Gold Jumps After Strong ADP Jobs Data,
“Short-Covering” Likely
JUMPING to $1229 per ounce in London
trade Wednesday, gold defied analyst expectations and reversed
earlier 1% losses after stronger-than-expected US jobs data.
Today’s private-sector ADP Payrolls Report
said 215,000 jobs were added in the US last month, against consensus
forecasts of 173,000.
Rising ahead of that number, used by some as an
advance guide to Friday’s official US non-farm payrolls figures,
gold had then fallen $5 per ounce before jumping 0.9% in volatile
trade.
Gold “[had] hit a fresh 5-month low in every
session this week,” says the Reuters newswire.
“Recent short-term stabilisation was much
weaker and shorter than expected,” says the latest technical
analysis from Axel Rudolph at Commerzbank in Frankfurt.
Repeating the same view on silver, “Remains
bearish,” Rudolph concludes.
“Gold has a decent chance of retesting its
2013 lows sometime in December given all that is going on,” reckons
Edward Meir at brokerage INTL FCStone, citing this coming Friday’s
US jobs data and then the Federal Reserve meeting ending Weds 18 Dec.
“Support is at the major low of $1180 from
June 2013,” says chart analysis from London market-maker
ScotiaMocatta, warning that technical indicators suggest “gold has
room to fall further before being hindered by ‘oversold’
signals.”
But
“The main risk for gold is a short squeeze,” counters ANZ Bank,
pointing to the large short position now built up by speculative
traders in US gold futures.
Previously peaking in early July, the gross
short position in US gold futures and options was quickly unwound as
the gold price began a 20% rally from June’s 3-year low.
“Comex gold shorts are at a 4-month high
ahead of Friday’s US employment data,” agrees Walter de Wet at
Standard Bank in London, noting the latest US futures positioning
figures.
Either that means “disappointing data could
very likely trigger large-scale short covering and push gold higher,
quickly,” says de Wet. Or Friday’s non-farm payrolls report “is
irrelevant to participants as the majority looks through the noise
towards the end goal, i.e. tapering and a slow normalisation of US
monetary policy which is coming closer by the day.”
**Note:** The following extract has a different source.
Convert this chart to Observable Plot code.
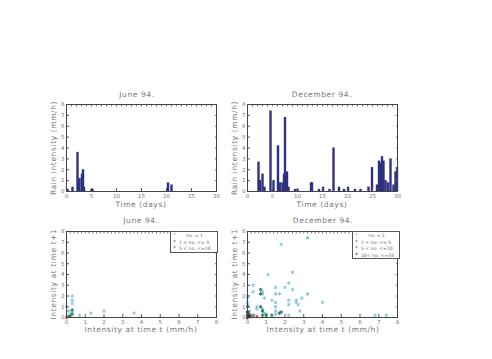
<!DOCTYPE html>
<html><head><meta charset="utf-8">
<script src="https://cdn.jsdelivr.net/npm/d3@7"></script>
<script src="https://cdn.jsdelivr.net/npm/@observablehq/plot@0.6"></script>
<style>
body{margin:0;background:#fff;}
#wrap{position:relative;width:492px;height:359px;overflow:hidden;font-family:"DejaVu Sans",sans-serif;color:#777;}
.t{position:absolute;font-size:7.5px;letter-spacing:0.6px;color:#777;white-space:nowrap;transform:translateX(-50%);}
.p{position:absolute;}
.leg{position:absolute;border:1px solid #555;background:#fff;font-size:4.6px;line-height:5.6px;padding:0 2px;color:#666;white-space:pre;}
</style></head>
<body><div id="wrap"></div>
<script>
// ---- data ----
const juneDays = [0.2, 1.2, 2.2, 2.4, 2.6, 3.1, 3.3, 3.5, 5.0, 5.2, 20.3, 21.0];
const juneRain = [0.2, 0.4, 3.6, 1.0, 1.2, 1.6, 2.0, 0.4, 0.2, 0.2, 0.8, 0.6];
const decDays = [2.2, 2.5, 3.0, 3.4, 4.6, 5.2, 6.1, 6.5, 7.0, 7.3, 7.5, 7.9, 8.2, 9.5, 10.0, 12.7, 12.9, 14.3, 15.1, 16.4, 17.2, 18.3, 19.3, 20.1, 21.5, 22.6, 24.2, 24.9, 25.9, 26.3, 26.6, 26.9, 27.2, 27.6, 28.1, 28.6, 29.2, 29.6, 29.9];
const decRain = [2.7, 1.0, 1.6, 0.4, 7.4, 1.0, 4.2, 0.8, 0.8, 1.6, 6.8, 1.8, 0.4, 0.2, 0.2, 0.8, 0.8, 0.2, 0.4, 0.2, 4.0, 0.4, 0.2, 0.4, 0.2, 0.2, 0.4, 2.2, 0.6, 2.8, 2.6, 3.2, 2.8, 1.0, 0.8, 3.0, 0.6, 1.8, 2.2];
const classes = ["no. = 1", "1 < no. <= 5", "5 < no. <=10", "10< no. <=35"];
const classColors = ["#86c4e4", "#2f7a5c", "#d8424a", "#222233"];
const juneScatterX = [0.3, 0.3, 0.3, 0.1, 0.0, 0.7, 1.3, 2.0, 3.6, 0.2, 0.3, 0.3, 0.3, 0.1, 0.2, 0.0];
const juneScatterY = [2.0, 1.6, 1.3, 0.6, 1.0, 0.2, 0.4, 0.6, 0.4, 0.3, 0.5, 0.7, 0.3, 0.1, 0.1, 0.0];
const juneScatterC = [0, 0, 0, 0, 0, 0, 0, 0, 0, 0, 0, 1, 1, 1, 1, 2];
const decScatterX = [1.8, 3.2, 1.1, 2.4, 2.2, 0.3, 0.3, 0.8, 1.5, 1.5, 1.7, 2.0, 2.4, 3.2, 2.9, 2.6, 2.6, 2.7, 2.2, 2.2, 1.3, 1.5, 1.5, 0.9, 0.8, 0.0, 0.0, 0.0, 0.0, 0.5, 0.5, 0.8, 1.5, 0.1, 2.8, 4.0, 6.8, 7.4, 1.0, 1.5, 2.2, 0.9, 0.0,
  0.7, 0.7, 0.0, 0.7, 0.8, 1.7, 0.3, 0.8, 1.0, 1.3, 0.1, 1.8,
  0.2, 0.5,
  0.0, 0.0, 0.0, 0.1];
const decScatterY = [6.8, 7.4, 4.0, 4.2, 3.2, 3.0, 2.4, 2.4, 2.8, 2.2, 2.2, 2.8, 2.6, 2.2, 1.8, 1.6, 1.4, 1.2, 1.2, 1.6, 1.6, 1.4, 1.0, 1.8, 2.2, 2.0, 1.8, 1.4, 1.2, 1.0, 0.8, 0.8, 0.6, 0.6, 0.6, 1.4, 0.2, 0.2, 0.3, 0.3, 0.2, 0.4, 0.4,
  2.6, 2.2, 1.0, 1.0, 0.6, 0.4, 0.2, 0.2, 0.2, 0.2, 0.3, 0.5,
  0.1, 0.1,
  0.5, 0.2, 0.0, 0.1];
const decScatterC = [0,0,0,0,0,0,0,0,0,0,0,0,0,0,0,0,0,0,0,0,0,0,0,0,0,0,0,0,0,0,0,0,0,0,0,0,0,0,0,0,0,0,0,
  1,1,1,1,1,1,1,1,1,1,1,1,
  2,2,
  3,3,3,3];
const dayTicks = [0, 5, 10, 15, 20, 25, 30];
const intTicks = [0, 1, 2, 3, 4, 5, 6, 7, 8];

const wrap = document.getElementById("wrap");
function place(el, left, top) { el.classList.add("p"); el.style.left = left + "px"; el.style.top = top + "px"; wrap.appendChild(el); }
function text(str, x, y, rot) {
  const d = document.createElement("div"); d.className = "t"; d.textContent = str;
  d.style.left = x + "px"; d.style.top = y + "px";
  if (rot) { d.style.transform = "translate(-50%,-50%) rotate(-90deg)"; }
  wrap.appendChild(d);
}
const axisCommon = {fontSize: 5.5, color: "#666"};
function frameAxes(xTicks, yTicks) {
  return [
    Plot.axisX({ticks: xTicks, tickSize: -3, tickPadding: 6, tickFormat: d => d, stroke: "#555", fill: "#777", label: null}),
    Plot.axisX({anchor: "top", ticks: d3.range(0, xTicks[xTicks.length - 1] + 0.001, (xTicks[1] - xTicks[0]) / 5), tickSize: -1.5, text: null, stroke: "#777", label: null}),
    Plot.axisY({ticks: yTicks, tickSize: -3, tickPadding: 5, tickFormat: d => d, stroke: "#555", fill: "#777", label: null}),
    Plot.axisY({anchor: "right", ticks: yTicks, tickSize: -2, text: null, stroke: "#777", label: null}),
    Plot.frame({stroke: "#444"})
  ];
}
function barPlot(days, rain) {
  return Plot.plot({
    width: 185, height: 108, marginLeft: 30, marginRight: 5, marginTop: 4, marginBottom: 17,
    style: {fontSize: "5.5px", fontFamily: "DejaVu Sans, sans-serif", background: "transparent"},
    x: {domain: [0, 30]}, y: {domain: [0, 8]},
    marks: [
      Plot.ruleX(days.map((d, i) => ({d, v: rain[i]})), {x: "d", y1: 0, y2: "v", stroke: "#2e3180", strokeWidth: 2.4}),
      Plot.ruleY([0], {stroke: "#2e3180", strokeWidth: 1.2}),
      ...frameAxes(dayTicks, intTicks)
    ]
  });
}
function scatterPlot(xs, ys, cs) {
  const pts = xs.map((x, i) => ({x, y: ys[i], c: classes[cs[i]]}));
  return Plot.plot({
    width: 185, height: 103, marginLeft: 30, marginRight: 5, marginTop: 4, marginBottom: 13,
    style: {fontSize: "5.5px", fontFamily: "DejaVu Sans, sans-serif", background: "transparent"},
    x: {domain: [0, 8]}, y: {domain: [0, 8]},
    color: {domain: classes, range: classColors},
    marks: [
      Plot.dot(pts, {x: "x", y: "y", stroke: "c", symbol: "asterisk", r: 1.7, strokeWidth: 1}),
      ...frameAxes(intTicks, intTicks)
    ]
  });
}
// top row
place(barPlot(juneDays, juneRain), 36, 100);
place(barPlot(decDays, decRain), 217, 100);
// bottom row
place(scatterPlot(juneScatterX, juneScatterY, juneScatterC), 36, 227);
place(scatterPlot(decScatterX, decScatterY, decScatterC), 217, 227);

// titles and labels
text("June 94.", 137, 90);
text("December 94.", 322, 90);
text("June 94.", 141, 216);
text("December 94.", 323, 216);
text("Time (days)", 141, 200);
text("Time (days)", 322, 200);
text("Intensity at time t   (mm/h)", 141, 325);
text("Intensity at time t   (mm/h)", 323, 325);
text("Rain intensity (mm/h)", 53, 148, true);
text("Rain intensity (mm/h)", 234, 148, true);
text("Intensity at time t+1", 53, 274, true);
text("Intensity at time t+1", 234, 274, true);

function legend(n, left, top, width) {
  const d = document.createElement("div"); d.className = "leg";
  d.style.left = left + "px"; d.style.top = top + "px"; d.style.width = width + "px";
  let html = "";
  for (let i = 0; i < n; i++) {
    const lab = i === 0 ? "     " + classes[i] : classes[i];
    html += `<span style="color:${classColors[i]};font-size:6px">*</span>  ${lab}\n`;
  }
  d.innerHTML = html.trimEnd();
  wrap.appendChild(d);
}
legend(3, 170, 231, 42);
legend(4, 352, 231, 42);
</script></body></html>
Opting for the latter explanation, “Our
tactical view remains unchanged for now,” Standard Bank’s analyst
concludes, also citing weak Asian demand for physical gold:
“Sell gold into rallies.”
Meantime
in India, where gold smuggling has reportedly
risen 7-fold on the government’s anti-import rules in
2013, “No one is giving us stocks, all of it is going to
exporters,” complained one Kolkata dealer to Reuters earlier.
Under rules introduced in the summer, 20% of
new gold imports must be set aside for re-export.
Indian premiums to the world’s benchmark
London price today held around $130 per ounce, according to dealers.